P.S. There are some beautiful gypsum caves up near that area, and therefore bats if the wind turbines haven’t already killed them all.

David Wojick
August 17, 2020 12:57 pm

I would like to see this speculation quantified. How much drier? What type of soils? The rainfall pattern? What she says might be true in some cases but not others. Some soils, like silts and clays, only absorb water very slowly, even when dry. Then too, a downpour (over one inch per hour, say) will run off before much can be absorbed by any but the most sandy soils. As it is what she says is simple minded, like most alarmist junk. (My first career was as a water resources engineer, specializing in what is called seepage and drainage.)

August 17, 2020 1:36 pm

When we built a house out in the county that needed a septic system we found out a lot about seepage rate. The county had a whole bunch of tables which would tell you how long your laterals had to be based on several percolation tests at various locations in the lateral field.

My guess is that this “scientist” has no idea that such a thing exists.

Robert of Texas
August 17, 2020 2:08 pm

If the air warms up a degree, and so it carries more water (which is the AGW claim to get 2/3rds the warming), then how can the air evaporate more water (since it has to already have the additional moisture)? They are using circular reasoning. If water provides 2/3rds of the additional warming and it’s dry air, then instead of that 1 degree increase you get 1/3 of a degree warming due to CO2.

If the air is carrying more water, then raining should increase in intensity, so there is more water available for evaporation (unless the water all runs off somewhere else). SO a warmer climate should mean more rain, which means the heat transport away from the surface of the Earth intensifies, so the heat is lowered.

I sure am glad they have all these mechanisms perfectly modeled so they can make 100 year predictions. (<– Sarcasm)

Eliza
August 17, 2020 2:25 pm

Left Australia long time ago to emigrate to Beautiful South America Paraguay and rescinded my Australian citizenship I am so glad I did leave Australia its a complete dump used to be great up to the 1970 until Keating started the destroying process which we are now seeing.

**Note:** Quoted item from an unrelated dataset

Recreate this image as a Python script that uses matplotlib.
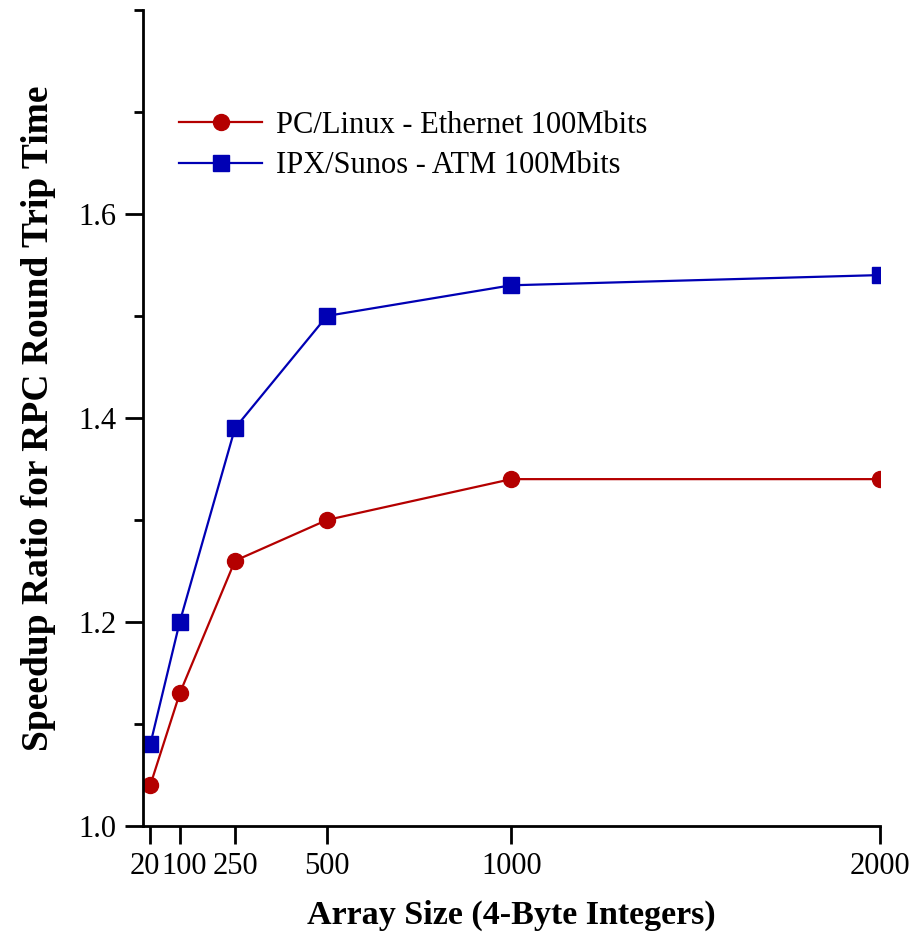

In my view Australia has no future whatsoever only as a Chinese Colony and it will probably be better off as the Chinese are more stable people

SteveS
Reply to  Eliza
August 17, 2020 6:09 pm

I’d like to move to Paraguay also…..I hear that all Paraguayans have the innate ability to create the most beautifully long run-on sentences…Is this true ?

August 17, 2020 10:00 pm
sky king
August 18, 2020 12:30 am

Heavier downpours leading to a drier climate. Right.

Hey, I thought increasing CO2 heats us to the tipping point where runaway water vapor finishes the job on us.
Yet a drier climate! Right.

melbourne resident
Reply to  sky king
August 19, 2020 7:02 pm

Absolutely – I have long pondered this anachronism – global warming theory depends on the added forcing from water vapour to reach the predicted levels, so a warmer world has more atmospheric vapour – not less, so drought would be less common. They have not absorbed their simple geography lessons about wet tropics and dry deserts. Why do deserts exist – because of less moisture. Why is there less moisture – because the air is colder and can hold less moisture, or it is in a rain shadow (eg the Atacama). Why are the tropics wet – because on the equator more water is evaporated from the oceans and then falls on the land. Anyone who predicts more droughts from global warming doesnt understand climate systems,

August 22, 2020 7:51 pm

I love predictions like this. Rutherford predicted that atomic energy will be of no practical use to mankind (just before the atom was split!) . The US Patent Office predicted in about the 1890s that there are no more useful inventions (just before there was a flood of new inventions). And we have all experienced the recurrent prediction that the end of the world is nigh.
One interesting thing is that such predictions come just before the opposite happens. Therefore Aus must be in for a wet spell.
(PS, my analysis of many Australian weather stations show no consistent trends – rainfall patterns vary from place to place.